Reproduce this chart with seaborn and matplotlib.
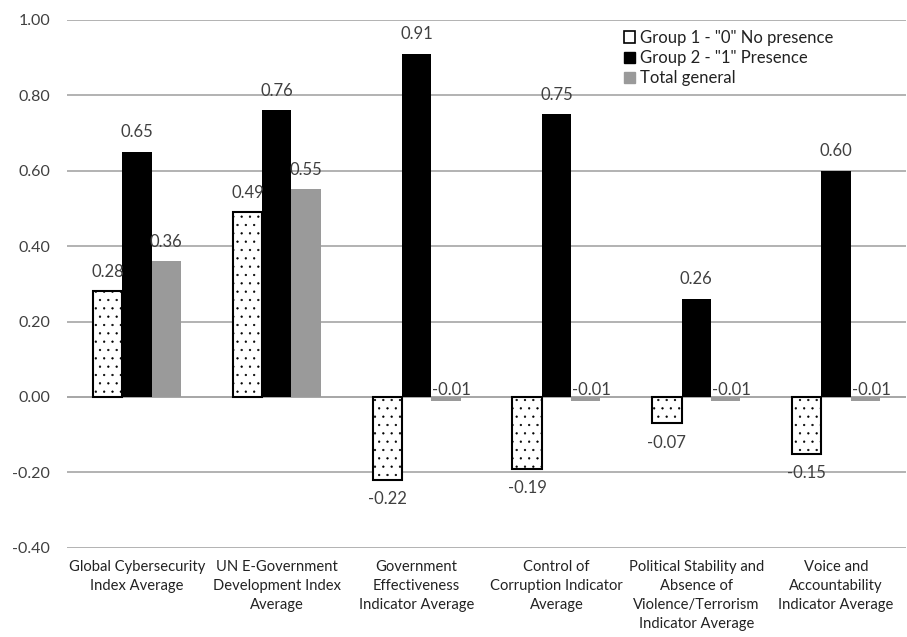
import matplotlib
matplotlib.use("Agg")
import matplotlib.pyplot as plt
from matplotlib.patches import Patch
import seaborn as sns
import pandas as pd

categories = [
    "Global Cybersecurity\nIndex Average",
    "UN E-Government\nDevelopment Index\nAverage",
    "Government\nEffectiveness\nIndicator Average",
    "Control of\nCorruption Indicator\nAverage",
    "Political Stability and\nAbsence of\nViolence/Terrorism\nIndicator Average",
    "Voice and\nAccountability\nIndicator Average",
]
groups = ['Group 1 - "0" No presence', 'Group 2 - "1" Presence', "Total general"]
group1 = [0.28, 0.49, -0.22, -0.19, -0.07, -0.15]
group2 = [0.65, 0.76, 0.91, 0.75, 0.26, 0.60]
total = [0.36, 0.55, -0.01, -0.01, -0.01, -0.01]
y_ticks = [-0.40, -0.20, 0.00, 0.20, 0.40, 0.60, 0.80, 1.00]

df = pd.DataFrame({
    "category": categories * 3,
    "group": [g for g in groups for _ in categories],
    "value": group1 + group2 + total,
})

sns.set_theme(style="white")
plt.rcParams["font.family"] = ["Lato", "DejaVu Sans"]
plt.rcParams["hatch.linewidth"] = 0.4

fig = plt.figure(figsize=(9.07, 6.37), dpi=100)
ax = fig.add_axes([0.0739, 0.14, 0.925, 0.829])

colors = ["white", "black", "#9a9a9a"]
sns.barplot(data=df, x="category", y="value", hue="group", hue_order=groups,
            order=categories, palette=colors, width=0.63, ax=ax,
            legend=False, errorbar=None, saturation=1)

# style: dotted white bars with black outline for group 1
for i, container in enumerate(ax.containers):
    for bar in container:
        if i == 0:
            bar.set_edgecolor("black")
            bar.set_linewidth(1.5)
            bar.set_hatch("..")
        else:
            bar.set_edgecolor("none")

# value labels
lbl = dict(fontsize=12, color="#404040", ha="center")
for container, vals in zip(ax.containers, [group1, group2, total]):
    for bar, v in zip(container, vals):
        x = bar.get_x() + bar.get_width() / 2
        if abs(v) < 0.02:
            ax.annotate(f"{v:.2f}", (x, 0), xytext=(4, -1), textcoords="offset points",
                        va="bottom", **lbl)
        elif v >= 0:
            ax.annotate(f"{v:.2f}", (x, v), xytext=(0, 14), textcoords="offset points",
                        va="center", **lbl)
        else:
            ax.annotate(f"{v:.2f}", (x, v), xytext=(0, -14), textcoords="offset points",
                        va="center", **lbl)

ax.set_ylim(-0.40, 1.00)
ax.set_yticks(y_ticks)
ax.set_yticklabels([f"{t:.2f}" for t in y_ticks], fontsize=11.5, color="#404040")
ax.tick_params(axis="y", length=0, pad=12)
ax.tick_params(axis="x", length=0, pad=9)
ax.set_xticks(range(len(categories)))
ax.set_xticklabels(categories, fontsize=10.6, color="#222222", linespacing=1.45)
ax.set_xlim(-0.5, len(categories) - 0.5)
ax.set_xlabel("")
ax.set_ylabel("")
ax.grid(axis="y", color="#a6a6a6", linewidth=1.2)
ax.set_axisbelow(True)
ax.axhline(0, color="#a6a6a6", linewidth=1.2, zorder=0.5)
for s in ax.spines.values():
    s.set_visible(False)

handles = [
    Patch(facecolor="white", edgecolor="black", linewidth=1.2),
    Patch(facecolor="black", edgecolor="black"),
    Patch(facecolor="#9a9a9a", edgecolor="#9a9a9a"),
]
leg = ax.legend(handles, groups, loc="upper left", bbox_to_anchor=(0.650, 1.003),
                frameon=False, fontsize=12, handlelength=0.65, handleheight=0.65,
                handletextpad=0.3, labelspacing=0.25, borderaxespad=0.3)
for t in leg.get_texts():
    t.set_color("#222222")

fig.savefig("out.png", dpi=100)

TASK REQUIREMENTS: Would you reproduce the lines above, from the very first through the line containing "import pandas as pd", exactly and without the pictures?

SOLVED EXERCISE:
Reproduce this chart with seaborn and matplotlib.
import matplotlib
matplotlib.use("Agg")
import matplotlib.pyplot as plt
from matplotlib.patches import Patch
import seaborn as sns
import pandas as pd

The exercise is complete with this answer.